China’s economic recovery stalls as COVID-19 continues

Retail and property sectors show weakness amid a fresh outbreak of COVID-19 and tighter government regulations

Growth across a range of Chinese economic indicators pulled back sharply in August, as a new outbreak of the Covid-19 Delta variant and tighter government regulations on the property market hit consumer spending and the housing sector.

Retail sales, a key gauge of China’s consumption, rose just 2.5% in August from a year earlier, down sharply from July’s 8.5% year-over-year growth, according to data released Wednesday by China’s National Bureau of Statistics. The result marked the lowest pace of growth in a year and missed by a large margin the 6.3% increase expected by economists polled by The Wall Street Journal.


Separate data released Wednesday by the statistics bureau showed home sales by value falling 19.7% in August from a year ago, the largest drop since April 2020—at the height of the pandemic. Average new-home prices in 70 major Chinese cities inched 0.16% higher in August from the previous month, the smallest such gain this year.

Real-estate investment in the first eight months of the year, meantime, increased 10.9% year over year, slowing from a 12.7% gain in the January-July period. Construction starts, as measured by floor area, dropped 3.2% in the January-August period, accelerating from a 0.9% year-over-year decline in the first seven months of the year.

China’s property market has long been a key driver of the country’s growth, while reorienting the economy toward domestic consumption has become a priority for policy makers concerned about an unhealthy tilt toward infrastructure- and export-led growth.

The weakness in these two sectors is likely to add to concerns about the growth trajectory in the world’s second-largest economy and prompt questions about whether authorities will intervene to support growth. While policy makers remain comfortably on pace to hit their full-year growth domestic product target of at least 6%—first half GDP growth was 12.7% year over year—further deterioration in these two sectors could change the calculus for leaders in Beijing.

The weakness in retail spending, in particular, came as Chinese authorities struggled with a Delta variant outbreak that began in late July and quickly spread across the country, prompting the imposition of restrictions on people’s movements.

As a result, services requiring close human-to-human contact, such as restaurants and tourism, were hit particularly hard. Sales in China’s catering sector fell 4.5% in August from a year earlier, down sharply from July’s 14.3% year-over-year jump, the statistics bureau said.

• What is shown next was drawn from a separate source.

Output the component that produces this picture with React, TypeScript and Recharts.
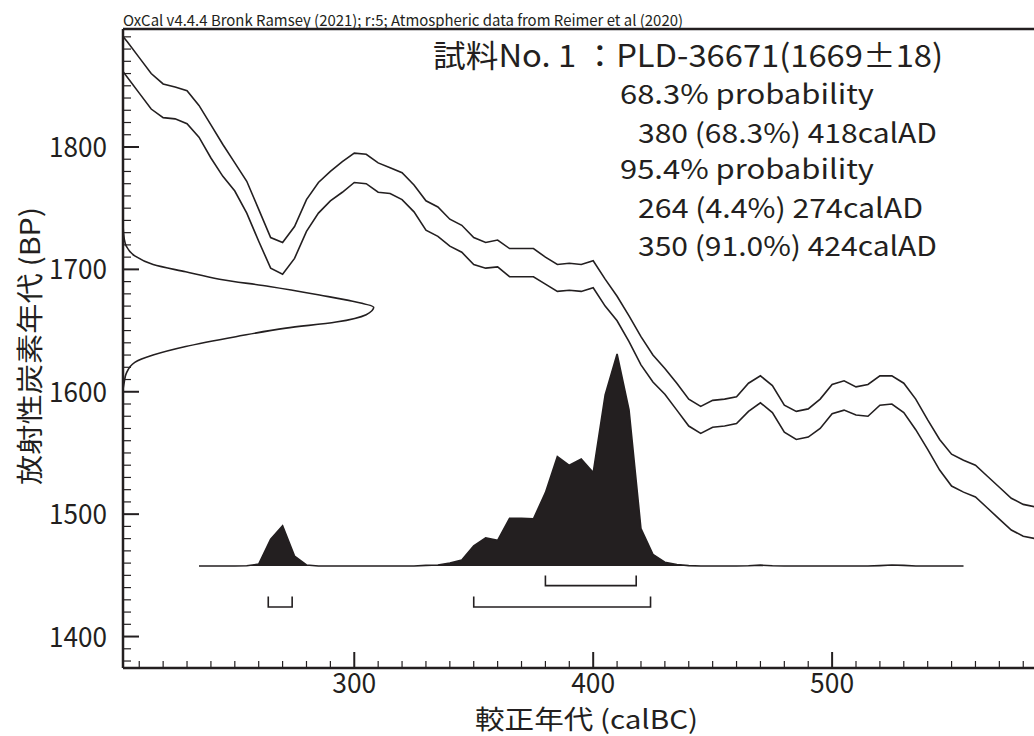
import React from "react";
import {
  ComposedChart, Line, Area, XAxis, YAxis, ReferenceLine,
} from "recharts";

const INK = "#231f20";
const FONT = "'Noto Sans CJK JP', 'Noto Sans', sans-serif";

// IntCal20 curve (1 sigma envelope), 5-year steps
const curveYears = [
  200, 205, 210, 215, 220, 225, 230, 235, 240, 245,
  250, 255, 260, 265, 270, 275, 280, 285, 290, 295,
  300, 305, 310, 315, 320, 325, 330, 335, 340, 345,
  350, 355, 360, 365, 370, 375, 380, 385, 390, 395,
  400, 405, 410, 415, 420, 425, 430, 435, 440, 445,
  450, 455, 460, 465, 470, 475, 480, 485, 490, 495,
  500, 505, 510, 515, 520, 525, 530, 535, 540, 545,
  550, 555, 560, 565, 570, 575, 580, 585,
];
const upperBP = [
  1898, 1886, 1873, 1860, 1851.5, 1849, 1846, 1834, 1818, 1802,
  1787, 1772, 1749, 1726, 1722, 1735, 1757, 1771, 1780, 1788,
  1795, 1794, 1787, 1783, 1779, 1769, 1756, 1751, 1741, 1736,
  1726, 1722, 1724, 1717, 1717, 1717, 1710, 1704, 1705, 1704,
  1707, 1692, 1678, 1662, 1645, 1630, 1619, 1607, 1594, 1588,
  1593, 1594, 1596, 1607, 1613, 1605, 1589, 1584, 1586, 1594,
  1606, 1609, 1604, 1606, 1613, 1613, 1607, 1594, 1577, 1561,
  1549, 1544, 1540, 1531, 1522, 1513, 1508, 1506,
];
const lowerBP = [
  1870, 1857, 1844, 1831, 1824, 1823, 1819, 1808, 1791, 1776,
  1764, 1746, 1723, 1701, 1696, 1709, 1731, 1746, 1756, 1763,
  1771, 1770, 1763, 1762, 1757, 1747, 1732, 1727, 1719, 1714,
  1704, 1701, 1702, 1694, 1694, 1694, 1688, 1682, 1683, 1682,
  1685, 1670, 1658, 1641, 1622, 1608, 1598, 1585, 1572, 1566,
  1571, 1572, 1574, 1584, 1591, 1583, 1567, 1561, 1563, 1570,
  1582, 1585, 1581, 1580, 1589, 1590, 1583, 1569, 1553, 1536,
  1523, 1518, 1514, 1505, 1496, 1487, 1482, 1480,
];

// calibrated probability (relative)
const distYears = [
  235, 240, 245, 250, 255, 260, 265, 270, 275, 280,
  285, 290, 295, 300, 305, 310, 315, 320, 325, 330,
  335, 340, 345, 350, 355, 360, 365, 370, 375, 380,
  385, 390, 395, 400, 405, 410, 415, 420, 425, 430,
  435, 440, 445, 450, 455, 460, 465, 470, 475, 480,
  485, 490, 495, 500, 505, 510, 515, 520, 525, 530,
  535, 540, 545, 550, 555,
];
const distProb = [
  0, 0, 0, 0, 0.0014, 0.009, 0.126, 0.19, 0.047, 0.005,
  0, 0, 0, 0, 0, 0, 0, 0, 0, 0.003,
  0.005, 0.014, 0.028, 0.095, 0.133, 0.121, 0.225, 0.225, 0.223, 0.346,
  0.516, 0.475, 0.505, 0.441, 0.807, 1, 0.736, 0.176, 0.055, 0.018,
  0.007, 0.002, 0, 0, 0, 0, 0.001, 0.004, 0.001, 0,
  0, 0, 0, 0, 0, 0, 0, 0.002, 0.005, 0.003,
  0, 0, 0, 0, 0,
];

// radiocarbon determination 1669±18 BP (relative density)
const gaussBP = [
  1737, 1725, 1719, 1711, 1704, 1698, 1692, 1686, 1679, 1674, 1669,
  1663, 1657, 1652, 1645, 1637, 1630, 1624, 1615, 1608, 1602,
];
const gaussDensity = [
  0, 0.005, 0.013, 0.047, 0.12, 0.25, 0.385, 0.584, 0.784, 0.916, 1,
  0.97, 0.85, 0.65, 0.45, 0.25, 0.12, 0.047, 0.013, 0.005, 0,
];

// ranges (calAD)
const range68 = [[380, 418]];
const range95 = [[264, 274], [350, 424]];

const xTicks = [
  210, 220, 230, 240, 250, 260, 270, 280, 290, 300, 310, 320, 330, 340, 350,
  360, 370, 380, 390, 400, 410, 420, 430, 440, 450, 460, 470, 480, 490, 500,
  510, 520, 530, 540, 550, 560, 570, 580,
];
const yTicks = [
  1380, 1390, 1400, 1410, 1420, 1430, 1440, 1450, 1460, 1470, 1480, 1490,
  1500, 1510, 1520, 1530, 1540, 1550, 1560, 1570, 1580, 1590, 1600, 1610,
  1620, 1630, 1640, 1650, 1660, 1670, 1680, 1690, 1700, 1710, 1720, 1730,
  1740, 1750, 1760, 1770, 1780, 1790, 1800, 1810, 1820, 1830, 1840, 1850,
  1860, 1870, 1880, 1890,
];

const upperRows = curveYears.map((year, i) => ({ year, bp: upperBP[i] }));
const lowerRows = curveYears.map((year, i) => ({ year, bp: lowerBP[i] }));
const distRows = distYears.map((year, i) => ({ year, p: distProb[i] }));
const gaussRows = gaussBP.map((bp, i) => ({ d: gaussDensity[i], bp }));

const bracket = (r: number[], bottom: number, top: number) => [
  { year: r[0], bp: top }, { year: r[0], bp: bottom },
  { year: r[1], bp: bottom }, { year: r[1], bp: top },
];

const XTick = ({ x, y, payload }: any) => {
  const major = payload.value % 100 === 0;
  return (
    <g>
      <line x1={x} x2={x} y1={y} y2={y - (major ? 16 : 7)} stroke={INK} strokeWidth={major ? 2 : 1.2} />
      {major && (
        <text x={x} y={y + 25} textAnchor="middle" fontSize={28} fontFamily={FONT} fill={INK}
          textLength={44} lengthAdjust="spacingAndGlyphs">{payload.value}</text>
      )}
    </g>
  );
};

const YTick = ({ x, y, payload }: any) => {
  const major = payload.value % 100 === 0;
  return (
    <g>
      <line x1={x} x2={x + (major ? 16 : 8)} y1={y} y2={y} stroke={INK} strokeWidth={major ? 2 : 1.2} />
      {major && (
        <text x={x - 16} y={y + 10} textAnchor="end" fontSize={28} fontFamily={FONT} fill={INK}
          textLength={58} lengthAdjust="spacingAndGlyphs">{payload.value}</text>
      )}
    </g>
  );
};

const T = ({ x, y, size, len, children, ...rest }: any) => (
  <text x={x} y={y} fontSize={size} fontFamily={FONT} fill={INK}
    textLength={len} lengthAdjust="spacingAndGlyphs" {...rest}>{children}</text>
);

export default function App() {
  return (
    <div style={{ position: "absolute", left: 0, top: 0, width: 1034, height: 736, background: "#fff" }}>
      <ComposedChart width={1034} height={736} margin={{ top: 29, right: 0, bottom: 67, left: 122 }}>
        <XAxis xAxisId={0} type="number" dataKey="year" domain={[203.2, 584.5]} allowDataOverflow
          ticks={xTicks} interval={0} height={1} tickSize={0} tickMargin={0} tickLine={false}
          axisLine={{ stroke: INK, strokeWidth: 2.5 }} tick={(p: any) => <XTick {...p} />} />
        <YAxis yAxisId={0} type="number" domain={[1374.3, 1896.4]} allowDataOverflow
          ticks={yTicks} interval={0} width={1} tickSize={0} tickMargin={0} tickLine={false}
          axisLine={{ stroke: INK, strokeWidth: 2.5 }} tick={(p: any) => <YTick {...p} />} />
        <XAxis xAxisId="g" type="number" dataKey="d" domain={[0, 3.634]} allowDataOverflow hide />
        <YAxis yAxisId="p" type="number" domain={[-0.481, 2.533]} allowDataOverflow hide />

        <ReferenceLine y={1896.4} stroke={INK} strokeWidth={2.5} ifOverflow="visible" />

        <Area data={distRows} dataKey="p" yAxisId="p" type="linear" baseValue={0}
          stroke={INK} strokeWidth={1.6} fill={INK} fillOpacity={1} isAnimationActive={false} />

        <Line data={upperRows} dataKey="bp" type="linear" stroke={INK} strokeWidth={1.6}
          dot={false} isAnimationActive={false} />
        <Line data={lowerRows} dataKey="bp" type="linear" stroke={INK} strokeWidth={1.6}
          dot={false} isAnimationActive={false} />

        <Line data={gaussRows} dataKey="bp" xAxisId="g" type="monotoneY" stroke={INK} strokeWidth={1.6}
          dot={false} isAnimationActive={false} />

        {range68.map((r, i) => (
          <Line key={`r68-${i}`} data={bracket(r, 1441.6, 1449.8)} dataKey="bp" type="linear"
            stroke={INK} strokeWidth={1.6} dot={false} isAnimationActive={false} />
        ))}
        {range95.map((r, i) => (
          <Line key={`r95-${i}`} data={bracket(r, 1424.2, 1432.8)} dataKey="bp" type="linear"
            stroke={INK} strokeWidth={1.6} dot={false} isAnimationActive={false} />
        ))}
      </ComposedChart>

      <svg width={1034} height={736} style={{ position: "absolute", left: 0, top: 0, pointerEvents: "none" }}>
        <T x={123} y={26} size={15} len={560}>
          OxCal v4.4.4 Bronk Ramsey (2021); r:5; Atmospheric data from Reimer et al (2020)
        </T>
        <T x={433} y={67} size={31} len={510}>試料No. 1 ：PLD-36671(1669±18)</T>
        <T x={620} y={104} size={27} len={254}>68.3% probability</T>
        <T x={638} y={142.7} size={27} len={299}>380 (68.3%) 418calAD</T>
        <T x={620} y={179.3} size={27} len={254}>95.4% probability</T>
        <T x={638} y={217.7} size={27} len={285}>264 (4.4%) 274calAD</T>
        <T x={638} y={256} size={27} len={299}>350 (91.0%) 424calAD</T>
        <T x={475} y={729} size={26} len={223}>較正年代 (calBC)</T>
        <T x={0} y={0} size={27} len={278} textAnchor="middle"
          transform="translate(40 346) rotate(-90)">放射性炭素年代 (BP)</T>
      </svg>
    </div>
  );
}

Though the outbreak that began in late July has largely been contained, a fresh wave of infections in China’s southeast in the past week—authorities have reported more than 100 cases of symptomatic domestic transmission in the past four days—suggests that the toll of China’s "Covid zero" strategy on the country’s retail sector won’t likely abate soon.

Consumption has been the weakest link in China’s pandemic recovery and the last corner of the economy to get back on its feet, hurt by stagnant income growth and the government’s stringent Covid-19 measures.

Perhaps most worrying for the retail sector is the timing of this latest wave of cases, which comes just days ahead of two long holidays—Mid-Autumn Festival and National Day—that are typically a boom time for tourism and spending.


"We reckon that China’s zero-covid strategy could be increasingly costly for the Chinese economy," Nomura economist Ting Lu wrote in a note to clients late Tuesday.